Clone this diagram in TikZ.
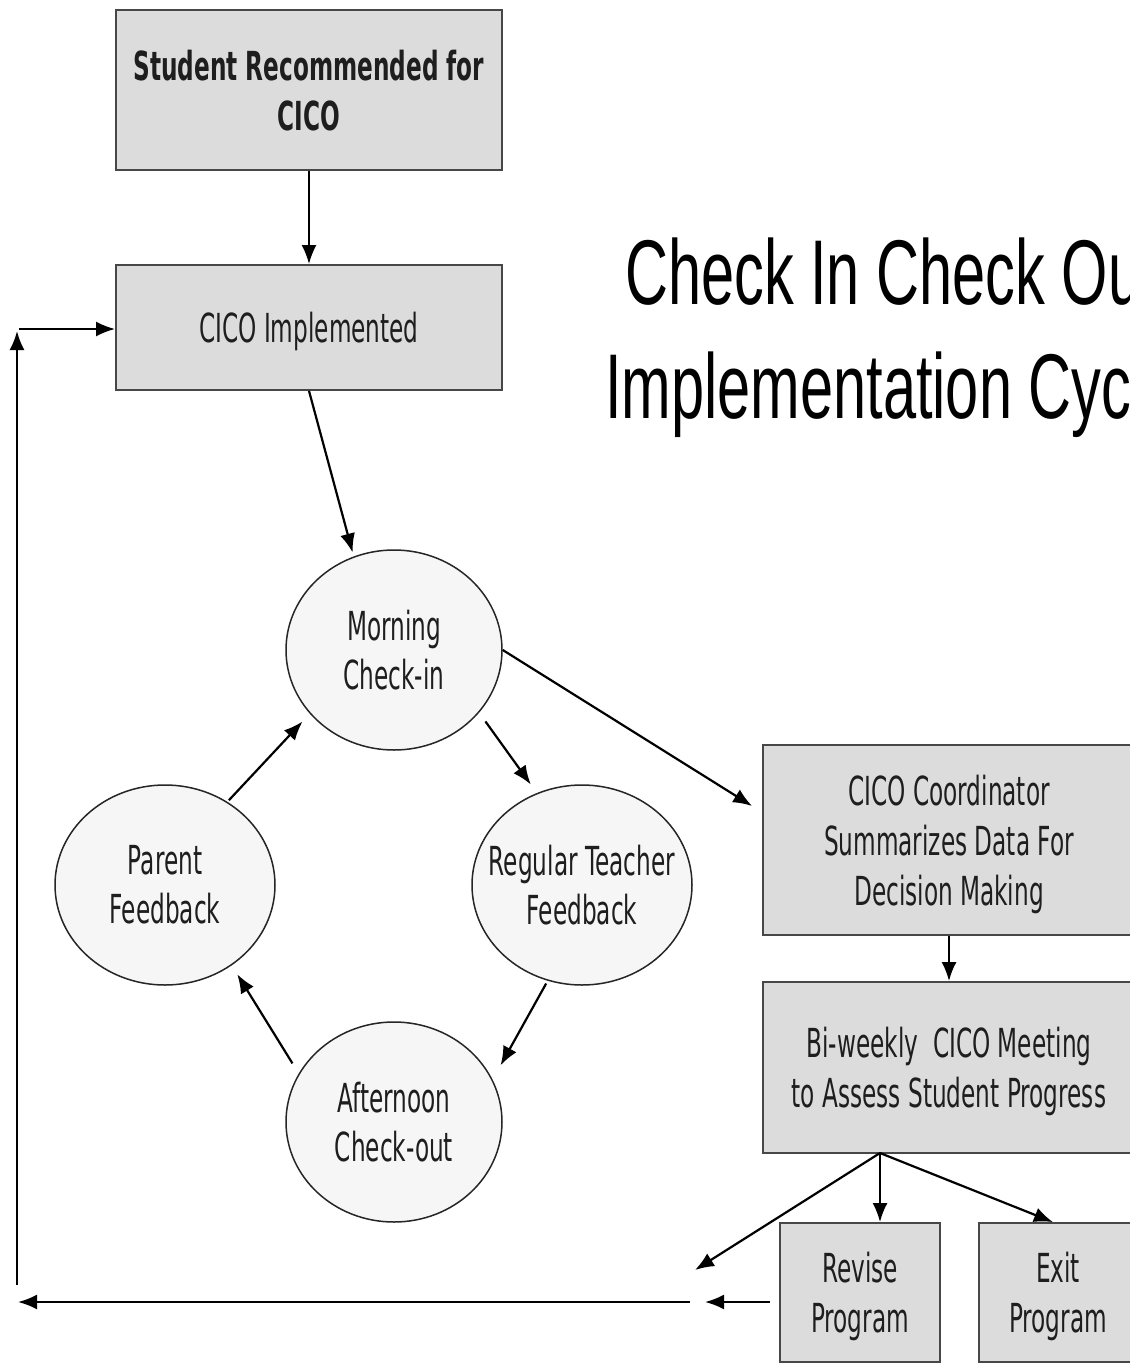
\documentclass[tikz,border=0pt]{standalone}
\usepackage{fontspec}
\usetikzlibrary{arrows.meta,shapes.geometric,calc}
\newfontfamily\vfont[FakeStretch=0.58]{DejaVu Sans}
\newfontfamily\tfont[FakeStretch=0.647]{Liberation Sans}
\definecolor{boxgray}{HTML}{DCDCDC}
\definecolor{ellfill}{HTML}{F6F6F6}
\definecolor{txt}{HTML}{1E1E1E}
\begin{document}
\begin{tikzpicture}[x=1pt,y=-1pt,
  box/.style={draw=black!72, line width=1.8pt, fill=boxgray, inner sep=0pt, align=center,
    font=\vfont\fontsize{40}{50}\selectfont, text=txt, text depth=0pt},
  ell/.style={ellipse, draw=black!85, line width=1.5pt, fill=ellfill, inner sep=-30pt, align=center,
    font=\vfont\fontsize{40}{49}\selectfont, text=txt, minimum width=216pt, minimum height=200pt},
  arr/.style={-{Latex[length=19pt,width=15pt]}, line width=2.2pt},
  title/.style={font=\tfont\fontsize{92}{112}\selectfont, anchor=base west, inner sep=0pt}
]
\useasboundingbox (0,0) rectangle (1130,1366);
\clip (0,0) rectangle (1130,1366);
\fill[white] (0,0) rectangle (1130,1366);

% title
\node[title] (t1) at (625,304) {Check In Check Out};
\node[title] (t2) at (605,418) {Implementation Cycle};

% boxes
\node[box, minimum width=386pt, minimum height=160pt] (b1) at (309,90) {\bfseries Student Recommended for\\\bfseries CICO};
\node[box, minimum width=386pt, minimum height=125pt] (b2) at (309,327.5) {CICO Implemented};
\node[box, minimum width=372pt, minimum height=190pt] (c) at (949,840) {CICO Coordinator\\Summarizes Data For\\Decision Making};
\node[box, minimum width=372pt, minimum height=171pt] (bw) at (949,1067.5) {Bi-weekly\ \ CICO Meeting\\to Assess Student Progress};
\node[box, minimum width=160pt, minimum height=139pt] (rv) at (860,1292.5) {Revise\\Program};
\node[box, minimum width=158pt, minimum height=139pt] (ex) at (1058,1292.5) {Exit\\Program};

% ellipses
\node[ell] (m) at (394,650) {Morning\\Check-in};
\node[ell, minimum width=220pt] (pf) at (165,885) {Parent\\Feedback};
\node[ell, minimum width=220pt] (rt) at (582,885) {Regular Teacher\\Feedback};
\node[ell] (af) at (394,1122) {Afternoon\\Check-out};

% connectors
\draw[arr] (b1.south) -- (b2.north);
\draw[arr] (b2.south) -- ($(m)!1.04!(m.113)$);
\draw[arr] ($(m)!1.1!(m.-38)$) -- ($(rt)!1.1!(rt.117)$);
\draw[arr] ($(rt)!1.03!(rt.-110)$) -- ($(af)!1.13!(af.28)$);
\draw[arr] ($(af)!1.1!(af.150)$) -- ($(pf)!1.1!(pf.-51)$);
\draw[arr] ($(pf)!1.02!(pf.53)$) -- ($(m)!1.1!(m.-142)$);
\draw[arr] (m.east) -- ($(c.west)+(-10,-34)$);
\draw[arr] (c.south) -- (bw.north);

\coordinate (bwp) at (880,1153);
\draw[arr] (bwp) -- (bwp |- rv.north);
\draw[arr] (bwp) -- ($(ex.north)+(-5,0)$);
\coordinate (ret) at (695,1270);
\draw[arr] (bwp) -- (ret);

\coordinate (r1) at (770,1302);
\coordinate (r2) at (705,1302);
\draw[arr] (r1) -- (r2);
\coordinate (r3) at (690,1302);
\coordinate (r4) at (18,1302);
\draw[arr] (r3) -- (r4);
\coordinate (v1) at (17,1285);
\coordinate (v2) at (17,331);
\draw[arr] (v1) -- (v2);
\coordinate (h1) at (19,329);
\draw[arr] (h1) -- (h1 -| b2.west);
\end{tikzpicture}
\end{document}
---
What the exercise asks ▸
Exclude the images and reproduce the remaining data exactly.

Answer for this exercise ▸
Clone this diagram in TikZ.
\documentclass[tikz,border=0pt]{standalone}
\usepackage{fontspec}
\usetikzlibrary{arrows.meta,shapes.geometric,calc}
\newfontfamily\vfont[FakeStretch=0.58]{DejaVu Sans}
\newfontfamily\tfont[FakeStretch=0.647]{Liberation Sans}
\definecolor{boxgray}{HTML}{DCDCDC}
\definecolor{ellfill}{HTML}{F6F6F6}
\definecolor{txt}{HTML}{1E1E1E}
\begin{document}
\begin{tikzpicture}[x=1pt,y=-1pt,
  box/.style={draw=black!72, line width=1.8pt, fill=boxgray, inner sep=0pt, align=center,
    font=\vfont\fontsize{40}{50}\selectfont, text=txt, text depth=0pt},
  ell/.style={ellipse, draw=black!85, line width=1.5pt, fill=ellfill, inner sep=-30pt, align=center,
    font=\vfont\fontsize{40}{49}\selectfont, text=txt, minimum width=216pt, minimum height=200pt},
  arr/.style={-{Latex[length=19pt,width=15pt]}, line width=2.2pt},
  title/.style={font=\tfont\fontsize{92}{112}\selectfont, anchor=base west, inner sep=0pt}
]
\useasboundingbox (0,0) rectangle (1130,1366);
\clip (0,0) rectangle (1130,1366);
\fill[white] (0,0) rectangle (1130,1366);

% title
\node[title] (t1) at (625,304) {Check In Check Out};
\node[title] (t2) at (605,418) {Implementation Cycle};

% boxes
\node[box, minimum width=386pt, minimum height=160pt] (b1) at (309,90) {\bfseries Student Recommended for\\\bfseries CICO};
\node[box, minimum width=386pt, minimum height=125pt] (b2) at (309,327.5) {CICO Implemented};
\node[box, minimum width=372pt, minimum height=190pt] (c) at (949,840) {CICO Coordinator\\Summarizes Data For\\Decision Making};
\node[box, minimum width=372pt, minimum height=171pt] (bw) at (949,1067.5) {Bi-weekly\ \ CICO Meeting\\to Assess Student Progress};
\node[box, minimum width=160pt, minimum height=139pt] (rv) at (860,1292.5) {Revise\\Program};
\node[box, minimum width=158pt, minimum height=139pt] (ex) at (1058,1292.5) {Exit\\Program};

% ellipses
\node[ell] (m) at (394,650) {Morning\\Check-in};
\node[ell, minimum width=220pt] (pf) at (165,885) {Parent\\Feedback};
\node[ell, minimum width=220pt] (rt) at (582,885) {Regular Teacher\\Feedback};
\node[ell] (af) at (394,1122) {Afternoon\\Check-out};

% connectors
\draw[arr] (b1.south) -- (b2.north);
\draw[arr] (b2.south) -- ($(m)!1.04!(m.113)$);
\draw[arr] ($(m)!1.1!(m.-38)$) -- ($(rt)!1.1!(rt.117)$);
\draw[arr] ($(rt)!1.03!(rt.-110)$) -- ($(af)!1.13!(af.28)$);
\draw[arr] ($(af)!1.1!(af.150)$) -- ($(pf)!1.1!(pf.-51)$);
\draw[arr] ($(pf)!1.02!(pf.53)$) -- ($(m)!1.1!(m.-142)$);
\draw[arr] (m.east) -- ($(c.west)+(-10,-34)$);
\draw[arr] (c.south) -- (bw.north);

\coordinate (bwp) at (880,1153);
\draw[arr] (bwp) -- (bwp |- rv.north);
\draw[arr] (bwp) -- ($(ex.north)+(-5,0)$);
\coordinate (ret) at (695,1270);
\draw[arr] (bwp) -- (ret);

\coordinate (r1) at (770,1302);
\coordinate (r2) at (705,1302);
\draw[arr] (r1) -- (r2);
\coordinate (r3) at (690,1302);
\coordinate (r4) at (18,1302);
\draw[arr] (r3) -- (r4);
\coordinate (v1) at (17,1285);
\coordinate (v2) at (17,331);
\draw[arr] (v1) -- (v2);
\coordinate (h1) at (19,329);
\draw[arr] (h1) -- (h1 -| b2.west);
\end{tikzpicture}
\end{document}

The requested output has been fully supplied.